From the first line of the data below through the line bearing "L_HALF_BIN = 0.022", reproduce each line exactly; do not include pictures.

-- start Dataset excerpt --

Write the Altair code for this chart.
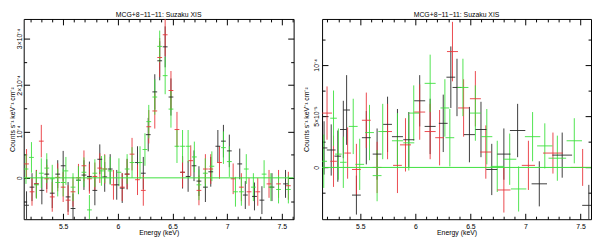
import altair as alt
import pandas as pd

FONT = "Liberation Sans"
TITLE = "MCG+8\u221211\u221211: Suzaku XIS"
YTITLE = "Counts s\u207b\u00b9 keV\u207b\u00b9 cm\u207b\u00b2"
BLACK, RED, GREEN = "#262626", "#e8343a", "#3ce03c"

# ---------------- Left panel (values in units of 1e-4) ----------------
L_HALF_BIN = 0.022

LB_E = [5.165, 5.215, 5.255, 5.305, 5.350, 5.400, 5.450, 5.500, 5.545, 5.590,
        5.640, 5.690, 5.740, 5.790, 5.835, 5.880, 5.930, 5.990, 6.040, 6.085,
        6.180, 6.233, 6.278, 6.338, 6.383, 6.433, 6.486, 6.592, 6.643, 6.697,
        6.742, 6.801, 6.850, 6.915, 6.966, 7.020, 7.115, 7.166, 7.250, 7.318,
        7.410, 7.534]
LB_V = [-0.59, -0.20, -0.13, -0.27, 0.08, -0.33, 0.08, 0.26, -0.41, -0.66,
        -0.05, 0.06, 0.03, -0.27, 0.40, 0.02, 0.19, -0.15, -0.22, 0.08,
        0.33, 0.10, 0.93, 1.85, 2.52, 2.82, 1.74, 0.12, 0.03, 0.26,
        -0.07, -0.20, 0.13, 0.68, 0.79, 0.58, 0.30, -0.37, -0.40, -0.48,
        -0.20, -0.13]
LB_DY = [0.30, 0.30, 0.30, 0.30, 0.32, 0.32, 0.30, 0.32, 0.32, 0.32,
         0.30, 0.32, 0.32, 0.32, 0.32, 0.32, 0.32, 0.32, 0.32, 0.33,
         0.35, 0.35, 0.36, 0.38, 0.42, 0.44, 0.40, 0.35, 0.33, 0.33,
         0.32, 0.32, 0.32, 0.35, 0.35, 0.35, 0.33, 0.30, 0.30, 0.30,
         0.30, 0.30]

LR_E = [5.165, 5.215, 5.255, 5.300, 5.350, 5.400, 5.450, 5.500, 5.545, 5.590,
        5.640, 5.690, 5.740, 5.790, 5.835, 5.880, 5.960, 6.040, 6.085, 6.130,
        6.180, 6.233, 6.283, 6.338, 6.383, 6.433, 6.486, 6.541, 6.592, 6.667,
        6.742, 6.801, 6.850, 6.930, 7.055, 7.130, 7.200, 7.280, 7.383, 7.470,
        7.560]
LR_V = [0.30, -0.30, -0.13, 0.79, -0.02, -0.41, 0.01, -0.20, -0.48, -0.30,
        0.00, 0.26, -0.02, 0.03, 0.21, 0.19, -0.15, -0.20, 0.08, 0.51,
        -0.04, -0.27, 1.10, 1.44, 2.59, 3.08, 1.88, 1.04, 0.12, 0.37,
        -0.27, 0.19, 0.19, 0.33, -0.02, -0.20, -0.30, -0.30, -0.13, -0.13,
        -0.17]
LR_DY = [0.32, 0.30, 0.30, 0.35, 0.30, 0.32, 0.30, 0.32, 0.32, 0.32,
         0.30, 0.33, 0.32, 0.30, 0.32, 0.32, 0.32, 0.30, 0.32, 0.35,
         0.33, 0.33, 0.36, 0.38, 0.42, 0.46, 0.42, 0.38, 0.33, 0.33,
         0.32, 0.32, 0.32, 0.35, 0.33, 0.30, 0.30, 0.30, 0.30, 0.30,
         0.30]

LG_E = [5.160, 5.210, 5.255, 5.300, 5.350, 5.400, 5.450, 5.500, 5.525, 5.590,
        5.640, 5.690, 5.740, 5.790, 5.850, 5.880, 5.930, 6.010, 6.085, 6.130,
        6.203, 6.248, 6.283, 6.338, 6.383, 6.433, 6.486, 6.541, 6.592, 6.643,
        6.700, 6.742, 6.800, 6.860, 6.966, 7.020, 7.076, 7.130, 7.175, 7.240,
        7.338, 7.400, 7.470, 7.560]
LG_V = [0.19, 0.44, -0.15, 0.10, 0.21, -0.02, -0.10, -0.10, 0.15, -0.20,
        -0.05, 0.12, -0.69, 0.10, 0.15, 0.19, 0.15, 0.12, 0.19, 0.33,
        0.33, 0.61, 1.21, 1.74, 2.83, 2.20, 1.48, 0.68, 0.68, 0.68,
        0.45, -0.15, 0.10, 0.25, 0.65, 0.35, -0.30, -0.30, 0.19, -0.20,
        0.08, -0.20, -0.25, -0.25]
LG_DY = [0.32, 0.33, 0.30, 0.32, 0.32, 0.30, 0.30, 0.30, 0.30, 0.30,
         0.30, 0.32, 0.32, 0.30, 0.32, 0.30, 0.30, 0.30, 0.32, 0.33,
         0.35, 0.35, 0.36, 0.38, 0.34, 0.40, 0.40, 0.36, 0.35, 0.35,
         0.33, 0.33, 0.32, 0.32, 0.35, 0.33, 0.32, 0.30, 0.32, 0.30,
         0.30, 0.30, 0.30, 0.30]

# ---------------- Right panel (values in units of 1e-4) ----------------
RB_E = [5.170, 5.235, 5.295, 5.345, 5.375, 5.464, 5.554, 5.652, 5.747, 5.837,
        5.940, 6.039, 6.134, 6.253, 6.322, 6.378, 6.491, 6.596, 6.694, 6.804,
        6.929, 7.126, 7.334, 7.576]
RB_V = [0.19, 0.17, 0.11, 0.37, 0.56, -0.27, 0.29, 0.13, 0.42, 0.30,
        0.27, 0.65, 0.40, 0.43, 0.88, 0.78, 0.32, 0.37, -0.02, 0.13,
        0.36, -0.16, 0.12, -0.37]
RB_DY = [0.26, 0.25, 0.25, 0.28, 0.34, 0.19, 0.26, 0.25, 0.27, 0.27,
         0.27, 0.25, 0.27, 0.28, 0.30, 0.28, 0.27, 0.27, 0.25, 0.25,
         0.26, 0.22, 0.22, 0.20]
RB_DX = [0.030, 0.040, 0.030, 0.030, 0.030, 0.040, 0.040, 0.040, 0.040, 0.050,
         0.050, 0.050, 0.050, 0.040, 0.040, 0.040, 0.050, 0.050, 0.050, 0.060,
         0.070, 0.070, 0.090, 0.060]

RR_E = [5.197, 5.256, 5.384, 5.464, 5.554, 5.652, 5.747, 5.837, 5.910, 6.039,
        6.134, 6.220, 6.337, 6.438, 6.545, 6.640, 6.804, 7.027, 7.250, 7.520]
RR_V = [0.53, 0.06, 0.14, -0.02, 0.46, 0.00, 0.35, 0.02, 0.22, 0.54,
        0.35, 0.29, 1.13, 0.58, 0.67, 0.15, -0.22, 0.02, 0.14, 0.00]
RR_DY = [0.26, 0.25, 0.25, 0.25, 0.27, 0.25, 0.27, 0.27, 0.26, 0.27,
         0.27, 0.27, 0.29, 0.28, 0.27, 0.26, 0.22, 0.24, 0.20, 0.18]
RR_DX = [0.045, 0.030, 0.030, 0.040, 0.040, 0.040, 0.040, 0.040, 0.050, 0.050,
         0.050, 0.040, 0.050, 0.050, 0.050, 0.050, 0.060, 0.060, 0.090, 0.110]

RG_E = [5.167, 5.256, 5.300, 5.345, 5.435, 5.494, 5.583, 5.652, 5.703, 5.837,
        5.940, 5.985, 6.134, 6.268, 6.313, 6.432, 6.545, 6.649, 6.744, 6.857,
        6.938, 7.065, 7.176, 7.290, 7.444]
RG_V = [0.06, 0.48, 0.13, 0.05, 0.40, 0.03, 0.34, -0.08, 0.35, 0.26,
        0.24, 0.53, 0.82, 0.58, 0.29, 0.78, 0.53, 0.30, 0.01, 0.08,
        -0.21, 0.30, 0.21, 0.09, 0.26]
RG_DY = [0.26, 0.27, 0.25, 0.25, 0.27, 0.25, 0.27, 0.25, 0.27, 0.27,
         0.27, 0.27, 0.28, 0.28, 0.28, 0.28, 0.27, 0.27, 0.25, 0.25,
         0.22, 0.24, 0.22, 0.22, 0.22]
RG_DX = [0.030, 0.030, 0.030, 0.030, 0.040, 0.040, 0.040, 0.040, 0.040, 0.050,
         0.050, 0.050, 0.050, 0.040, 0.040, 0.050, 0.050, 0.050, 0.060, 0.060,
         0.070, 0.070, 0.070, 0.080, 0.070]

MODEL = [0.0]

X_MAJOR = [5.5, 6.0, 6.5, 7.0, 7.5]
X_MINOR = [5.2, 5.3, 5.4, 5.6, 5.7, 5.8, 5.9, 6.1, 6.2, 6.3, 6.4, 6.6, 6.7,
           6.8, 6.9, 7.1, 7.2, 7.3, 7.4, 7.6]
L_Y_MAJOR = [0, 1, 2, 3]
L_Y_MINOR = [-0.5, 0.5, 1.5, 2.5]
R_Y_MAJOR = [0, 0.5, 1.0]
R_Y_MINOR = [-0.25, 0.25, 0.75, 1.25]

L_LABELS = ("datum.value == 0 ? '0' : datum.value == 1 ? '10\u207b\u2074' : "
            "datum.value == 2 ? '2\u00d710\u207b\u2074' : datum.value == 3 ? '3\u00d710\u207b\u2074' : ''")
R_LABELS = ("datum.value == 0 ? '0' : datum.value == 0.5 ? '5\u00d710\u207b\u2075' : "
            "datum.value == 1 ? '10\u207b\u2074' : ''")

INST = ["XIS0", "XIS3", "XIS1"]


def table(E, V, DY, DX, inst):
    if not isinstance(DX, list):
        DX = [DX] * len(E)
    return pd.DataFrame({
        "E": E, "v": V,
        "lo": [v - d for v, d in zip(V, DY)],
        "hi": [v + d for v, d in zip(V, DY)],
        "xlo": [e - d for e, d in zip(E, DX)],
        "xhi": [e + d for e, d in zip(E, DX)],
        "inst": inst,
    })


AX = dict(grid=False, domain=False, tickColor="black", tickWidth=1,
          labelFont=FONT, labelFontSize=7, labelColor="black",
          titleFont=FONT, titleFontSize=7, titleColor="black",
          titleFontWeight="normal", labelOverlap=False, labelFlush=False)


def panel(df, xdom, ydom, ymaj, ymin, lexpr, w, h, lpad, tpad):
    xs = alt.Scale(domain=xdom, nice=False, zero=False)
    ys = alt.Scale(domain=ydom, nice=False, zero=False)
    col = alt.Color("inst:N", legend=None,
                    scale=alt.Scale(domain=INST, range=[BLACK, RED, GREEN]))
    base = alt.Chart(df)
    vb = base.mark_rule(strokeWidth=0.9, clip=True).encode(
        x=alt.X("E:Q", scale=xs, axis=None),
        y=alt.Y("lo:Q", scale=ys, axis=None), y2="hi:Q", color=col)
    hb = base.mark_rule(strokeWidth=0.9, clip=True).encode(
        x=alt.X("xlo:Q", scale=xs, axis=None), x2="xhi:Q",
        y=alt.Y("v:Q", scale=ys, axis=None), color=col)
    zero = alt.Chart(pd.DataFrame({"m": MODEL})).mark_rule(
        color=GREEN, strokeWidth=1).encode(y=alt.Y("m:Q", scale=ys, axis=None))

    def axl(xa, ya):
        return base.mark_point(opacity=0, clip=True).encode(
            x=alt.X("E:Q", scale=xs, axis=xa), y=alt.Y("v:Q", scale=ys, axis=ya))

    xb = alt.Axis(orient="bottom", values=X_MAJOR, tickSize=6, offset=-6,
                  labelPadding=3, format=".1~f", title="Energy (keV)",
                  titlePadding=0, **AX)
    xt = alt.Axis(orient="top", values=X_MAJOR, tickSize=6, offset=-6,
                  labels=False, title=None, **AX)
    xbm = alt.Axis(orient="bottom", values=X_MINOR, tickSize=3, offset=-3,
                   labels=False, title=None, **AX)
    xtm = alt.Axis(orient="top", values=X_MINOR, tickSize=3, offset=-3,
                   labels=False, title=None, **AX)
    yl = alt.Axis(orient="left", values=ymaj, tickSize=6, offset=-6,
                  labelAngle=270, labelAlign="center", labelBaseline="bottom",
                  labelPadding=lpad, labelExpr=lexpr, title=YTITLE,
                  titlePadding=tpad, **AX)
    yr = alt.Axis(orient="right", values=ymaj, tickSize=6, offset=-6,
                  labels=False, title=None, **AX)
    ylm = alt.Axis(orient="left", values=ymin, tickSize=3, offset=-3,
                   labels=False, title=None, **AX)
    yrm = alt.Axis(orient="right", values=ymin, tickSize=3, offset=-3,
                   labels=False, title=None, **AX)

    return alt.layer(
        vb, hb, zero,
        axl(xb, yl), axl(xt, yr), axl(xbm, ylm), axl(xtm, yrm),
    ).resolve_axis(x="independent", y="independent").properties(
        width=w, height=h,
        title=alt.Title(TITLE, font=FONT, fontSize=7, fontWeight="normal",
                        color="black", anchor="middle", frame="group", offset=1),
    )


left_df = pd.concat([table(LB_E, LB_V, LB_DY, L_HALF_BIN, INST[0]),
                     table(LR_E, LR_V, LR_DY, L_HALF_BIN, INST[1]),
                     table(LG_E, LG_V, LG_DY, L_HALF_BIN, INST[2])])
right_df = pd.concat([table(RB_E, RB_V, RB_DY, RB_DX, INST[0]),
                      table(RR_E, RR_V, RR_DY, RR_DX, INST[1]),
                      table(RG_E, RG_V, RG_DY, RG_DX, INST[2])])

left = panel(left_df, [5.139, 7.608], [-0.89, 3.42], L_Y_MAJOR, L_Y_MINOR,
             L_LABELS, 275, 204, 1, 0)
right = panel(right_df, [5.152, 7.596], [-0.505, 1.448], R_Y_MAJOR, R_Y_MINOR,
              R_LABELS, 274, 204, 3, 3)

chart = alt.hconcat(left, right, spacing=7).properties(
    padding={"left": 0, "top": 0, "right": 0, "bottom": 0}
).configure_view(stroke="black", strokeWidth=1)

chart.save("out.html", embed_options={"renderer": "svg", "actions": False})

-- end Dataset excerpt --

**Exercise response**
Write the Altair code for this chart.
import altair as alt
import pandas as pd

FONT = "Liberation Sans"
TITLE = "MCG+8\u221211\u221211: Suzaku XIS"
YTITLE = "Counts s\u207b\u00b9 keV\u207b\u00b9 cm\u207b\u00b2"
BLACK, RED, GREEN = "#262626", "#e8343a", "#3ce03c"

# ---------------- Left panel (values in units of 1e-4) ----------------
L_HALF_BIN = 0.022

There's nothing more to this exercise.